Antonio Muñoz Molina, Pleine lune

Juan Gris, Portrait de Maurice Raynal.jpg

Juan Gris, Portrait de Maurice Raynal

Commentaires

  • Plutôt impressionnant cet extrait, tout comme le portrait. C'est très juste cette réflexion qu'il fait sur la mémoire des premières années.

  • Ah, ces moments figés dans le temps que représentent les photos de classes avec leur instit ou leur prof... Des documents précieux. Et qui parlent pour qui souhaite entendre.

  • @ Aifelle : Est-ce que les autres ne connaissent pas mieux notre visage que nous - et pas seulement notre visage d'enfant ?

    @ JEA : ... et où les instits et les profs en prennent chaque fois pour un an !

  • Je ne suis pas sûre qu'ils le connaissent mieux, ils le connaissent autrement. As-tu lu un livre de Simenon, où plusieurs personnages dressent le portrait d'une femme qui vient de mourir ? On dirait que pas un n'a connu la même personne ?. Nous sommes à facettes multiples.

  • Ce n'est pas étonnant que les cubistes aimaient peindre des visages...

  • @ Aifelle : "autrement", c'est mieux que "mieux", en effet. Je ne vois pas de quel Simenon tu parles - si tu retrouves le titre?

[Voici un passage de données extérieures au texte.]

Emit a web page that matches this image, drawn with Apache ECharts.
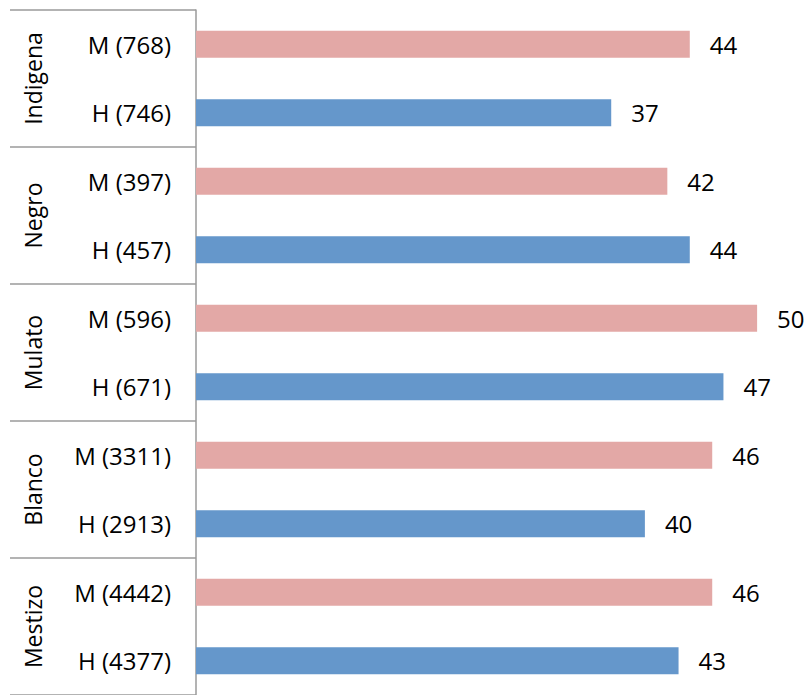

    @ MH : avez-vous déjà vu les cubistes exposés au Musée d'Ixelles en ce moment?
    Un très intéressant billet chez BOL sur Juan Gris :
    http://lancelot-d-oslo.over-blog.com/article-juan-gris-le-cubiste-48168215.html

  • Non, je n'ai pas été. Je ne suis pas une grande fan du cubisme mais je trouve la démarche passionnante.
    Merci pour le lien vers le billet de BOL ! Intéressant, en effet.

  • Je me demande si ce n'est pas "la disparition d'Odile" encore que celui-ci parle plutôt de façon déguisée du suicide de sa fille. Il a tellement écrit et ma lecture est ancienne.